Вот венец, которым русский император может увенчать все свои дела. Если он теперь этого не сделает, то нельзя и надеяться на такую перемену".

– Да, конечно, это я писал, – громко сказал Тургенев и читал дальше:

"29 апреля 1814 года. Утро. Что за французы! В то время как другие народы пользуются несчастиями и внутренними переворотами и присвояют владычество (souverainete) себе, вручая королю исполнительную власть, французы тоже теперь кричат, но о чем? О том, кому они принадлежат. Одни кабалят себя Лудвигу, другие думают, что гораздо славнее быть рабом Наполеона. Вчера в Palais Royal разговорился я с одним французом, который был сего последнего мнения и без пощады бранил Бурбонов. Но между тем французский народ не видел еще никакого полезного действия революции. Он остался без конституции и в деспотизме. Какое несчастие, какой стыд для целого народа! Драться, резаться, убить короля за свободу и потом, после жесточайших войн, прийти на то же место, с которого пошли за двадцать пять лет!

Пришедши вчера домой, я нашел приглашение в du Point pariait. Это приглашение обрадовало меня более обыкновенного".

Глаза Тургенева быстро бегали по строчкам. Описание масонских лож, шотландской ложи "Иерусалима", немецкой – "Железного креста", французской ложи "Восхититель мироздания".... Все это призраки быстро тающего времени, все это безвозвратно исчезающие минуты волнения сердца, глубокие и странные, о которых тем не менее исчезает память.... Кончился Венский конгресс. Вот опять через несколько страниц странные, совсем не тургеневские суждения о Петербурге:

"Решившись ехать в Петербург, я решился на многое. Все неприятности сносить с холодностью и презрением. Будет же меня иногда поддерживать идея о экспатриировании".

И дальше вдруг неожиданное заключение:

"2 сентября 1814 года.
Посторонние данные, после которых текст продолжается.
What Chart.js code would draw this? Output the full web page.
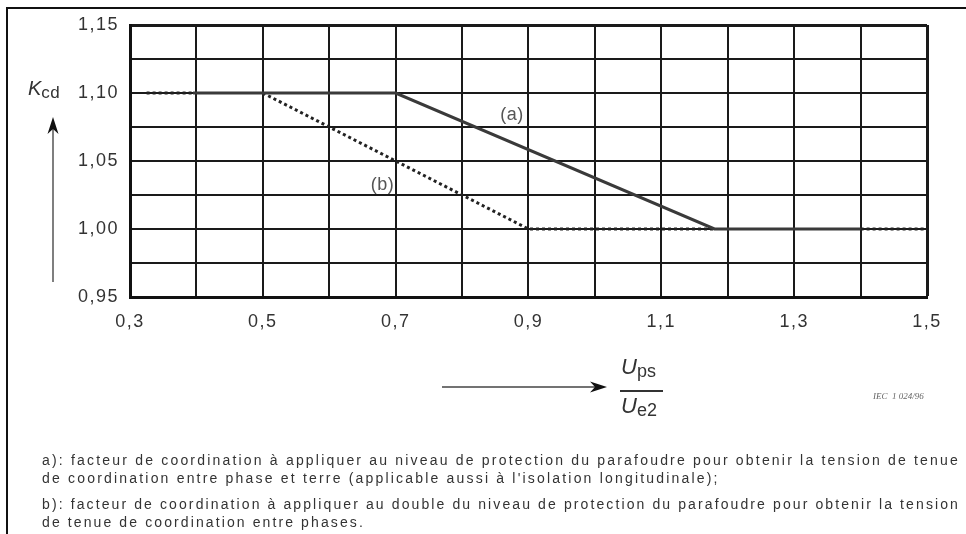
<!DOCTYPE html>
<html>
<head>
<meta charset="utf-8">
<script src="https://cdn.jsdelivr.net/npm/chart.js@4/dist/chart.umd.min.js"></script>
<style>
  body { margin: 0; background: #fff; font-family: "Liberation Sans", Arial, sans-serif; }
  #wrap { position: relative; width: 966px; height: 534px; overflow: hidden; }
  #frame { position: absolute; left: 6px; top: 7px; width: 980px; height: 560px; border-left: 2px solid #111; border-top: 2px solid #111; }
  #myChart { position: absolute; left: 0; top: 0; }
  #arrows { position: absolute; left: 0; top: 0; }
  .lbl { position: absolute; color: #333; white-space: nowrap; line-height: 1; }
  .note { position: absolute; left: 42px; color: #333; font-size: 14px; white-space: nowrap; line-height: 1; }
</style>
</head>
<body>
<div id="wrap">
  <div id="frame"></div>
  <canvas id="myChart" width="966" height="534"></canvas>

  <svg id="arrows" width="966" height="534">
    <line x1="53" y1="282" x2="53" y2="126" stroke="#555" stroke-width="1.5"/>
    <polygon points="53,117 47.5,134 53,129 58.5,134" fill="#111"/>
    <line x1="442" y1="387" x2="598" y2="387" stroke="#444" stroke-width="1.5"/>
    <polygon points="607,387 590,381.5 595,387 590,392.5" fill="#111"/>
    <line x1="620" y1="391" x2="663" y2="391" stroke="#333" stroke-width="2"/>
  </svg>

  <div class="lbl" style="left:28px; top:78px;"><i style="font-size:20px;">K</i><span style="font-size:17px; position:relative; top:3px; letter-spacing:0.5px;">cd</span></div>

  <div class="lbl" style="left:621px; top:356px;"><i style="font-size:22px;">U</i><span style="font-size:18px; position:relative; top:3px;">ps</span></div>
  <div class="lbl" style="left:621px; top:395px;"><i style="font-size:22px;">U</i><span style="font-size:18px; position:relative; top:3px;">e2</span></div>

  <div class="lbl" style="left:873px; top:392px; font-family:'Liberation Serif',serif; font-style:italic; font-size:9px; color:#666;">IEC&nbsp; 1 024/96</div>

  <div class="note" id="n1" style="top:453px;">a): facteur de coordination à appliquer au niveau de protection du parafoudre pour obtenir la tension de tenue</div>
  <div class="note" id="n2" style="top:471px;">de coordination entre phase et terre (applicable aussi à l'isolation longitudinale);</div>
  <div class="note" id="n3" style="top:497px;">b): facteur de coordination à appliquer au double du niveau de protection du parafoudre pour obtenir la tension</div>
  <div class="note" id="n4" style="top:515px;">de tenue de coordination entre phases.</div>
</div>

<script>
  // valeurs
  const xLabelValues = [0.3, 0.5, 0.7, 0.9, 1.1, 1.3, 1.5];
  const yLabelValues = [0.95, 1.00, 1.05, 1.10, 1.15];

  // courbe (a)
  const aSolidX = [0.395, 0.70, 1.18, 1.40];
  const aSolidY = [1.10, 1.10, 1.00, 1.00];
  const aDotLeftX = [0.325, 0.395];
  const aDotLeftY = [1.10, 1.10];
  const aDotRightX = [1.40, 1.50];
  const aDotRightY = [1.00, 1.00];

  // courbe (b)
  const bX = [0.50, 0.90, 1.18];
  const bY = [1.10, 1.00, 1.00];

  function pts(xs, ys) {
    return xs.map((x, i) => ({ x: x, y: ys[i] }));
  }

  function fmt(v, list, dec) {
    const hit = list.find(t => Math.abs(t - v) < 1e-6);
    return hit === undefined ? '' : hit.toFixed(dec).replace('.', ',');
  }

  const solid = { showLine: true, pointRadius: 0, borderColor: '#3a3a3a', borderWidth: 3, tension: 0 };
  const dotted = { showLine: true, pointRadius: 0, borderColor: '#222', borderWidth: 3, borderDash: [3, 3], tension: 0 };

  const notesPlugin = {
    id: 'notes',
    beforeDraw(chart) {
      chart.ctx.letterSpacing = '1.5px';
    },
    afterDatasetsDraw(chart) {
      const c = chart.ctx;
      const xs = chart.scales.x, ys = chart.scales.y;
      c.save();
      c.letterSpacing = '0.5px';
      c.fillStyle = '#555';
      c.font = '18px "Liberation Sans", Arial, sans-serif';
      c.textAlign = 'center';
      c.textBaseline = 'middle';
      c.fillText('(a)', xs.getPixelForValue(0.875), ys.getPixelForValue(1.084));
      c.fillText('(b)', xs.getPixelForValue(0.68), ys.getPixelForValue(1.032));
      c.restore();
    }
  };

  var ctx = document.getElementById('myChart');
  var myChart = new Chart(ctx, {
    type: 'scatter',
    data: {
      datasets: [
        Object.assign({ data: pts(aSolidX, aSolidY) }, solid),
        Object.assign({ data: pts(aDotLeftX, aDotLeftY) }, dotted),
        Object.assign({ data: pts(aDotRightX, aDotRightY) }, dotted),
        Object.assign({ data: pts(bX, bY) }, dotted)
      ]
    },
    options: {
      responsive: false,
      animation: false,
      devicePixelRatio: 1,
      layout: { padding: { left: 0, top: 25, right: 39, bottom: 189 } },
      plugins: { legend: { display: false }, tooltip: { enabled: false } },
      scales: {
        x: {
          type: 'linear', min: 0.3, max: 1.5,
          afterFit(scale) { scale.height = 48; },
          ticks: {
            stepSize: 0.1, autoSkip: false, maxRotation: 0, padding: 14,
            color: '#333', font: { size: 18, family: '"Liberation Sans", Arial, sans-serif' },
            callback: v => fmt(v, xLabelValues, 1)
          },
          grid: {
            color: '#1a1a1a', drawTicks: false,
            lineWidth: c => (c.tick && Math.abs(c.tick.value - 1.5) < 1e-6) ? 3 : 2
          },
          border: { color: '#111', width: 3 }
        },
        y: {
          type: 'linear', min: 0.95, max: 1.15,
          afterFit(scale) { scale.width = 130; },
          ticks: {
            stepSize: 0.025, autoSkip: false, padding: 11,
            color: '#333', font: { size: 18, family: '"Liberation Sans", Arial, sans-serif' },
            callback: v => fmt(v, yLabelValues, 2)
          },
          grid: {
            color: '#1a1a1a', drawTicks: false,
            lineWidth: c => (c.tick && Math.abs(c.tick.value - 1.15) < 1e-6) ? 3 : 2
          },
          border: { color: '#111', width: 3 }
        }
      }
    },
    plugins: [notesPlugin]
  });

  // texte justifié comme dans la figure
  function fitLine(first, second, target) {
    const el = document.getElementById(first);
    const n = el.textContent.length;
    const w = el.getBoundingClientRect().width;
    const ls = (target - w) / n;
    el.style.letterSpacing = ls + 'px';
    document.getElementById(second).style.letterSpacing = ls + 'px';
  }
  fitLine('n1', 'n2', 918);
  fitLine('n3', 'n4', 918);
</script>
</body>
</html>
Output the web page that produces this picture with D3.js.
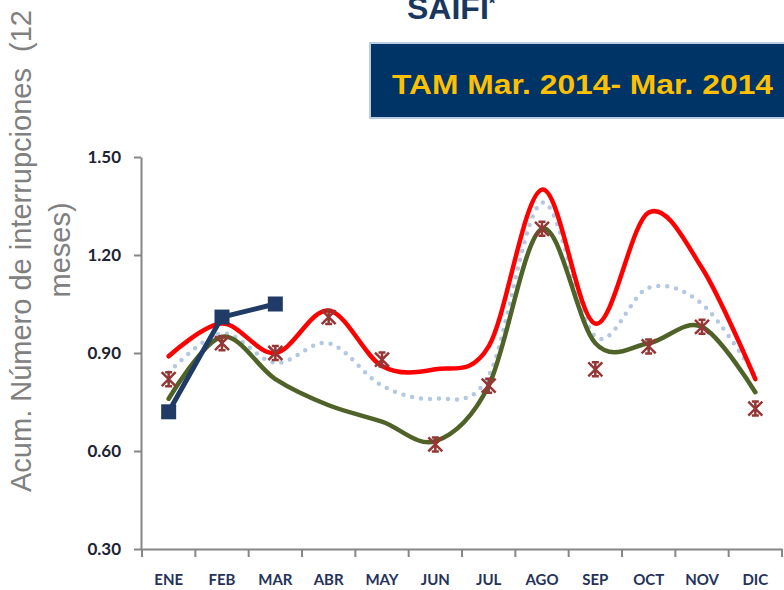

Повечеру был в Редуте. Монархи и монархини пришли часу в одиннадцатом. Зала, сделанная из манежа, весьма хороша и освещена была чрезмерно светло, так что трудно было смотреть на сие. Императрицы, как торбы, сидели в большой зале. Императоры и короли стояли, как ослы в стойлах. Трудно было даже смотреть на вюртембергского короля, каково же было ему стоять: брюхо у него ужасное. Что, если б все эти владетели или по крайней мере трое из них были совершенно согласны и поклялись бы за стаканом вина удержать мир в Европе лет пятьдесят или более! Всем этим королям и императорам весьма трудно знать состояние народа, различных классов оного и так называемое общее мнение, что короли и императоры живут в совершенно другой сфере, нежели народ: они окружены новою придворною атмосферою, которая так густа, многосложна, что мешает им дышать обыкновенным воздухом. К тому же все окружающие их имеют свои выгоды стараться как можно более отделяться от массы народа и прилепляться к этому придворному миру.

... Ах республики! Люди, более похожие на ангелов, нежели на людей, изобрели республиканское правлениеидеал всего человечества.

...думал о некоторых переворотах в России и о том, как бы я стал там действовать, если бы у меня были средства. Я чувствую, что мне или духу моему в моем теле узко и если б я начал действовать в теперешнем моем расположении, то дела мои, быть может, не имели бы последовательности, но все носили бы печать энергии".

"Странный конец дневника", – думал Тургенев.

"В течение всего времени сделал я печальную опытность, которая частью разрушила мои сладостные надежды о благополучии любезного отечества".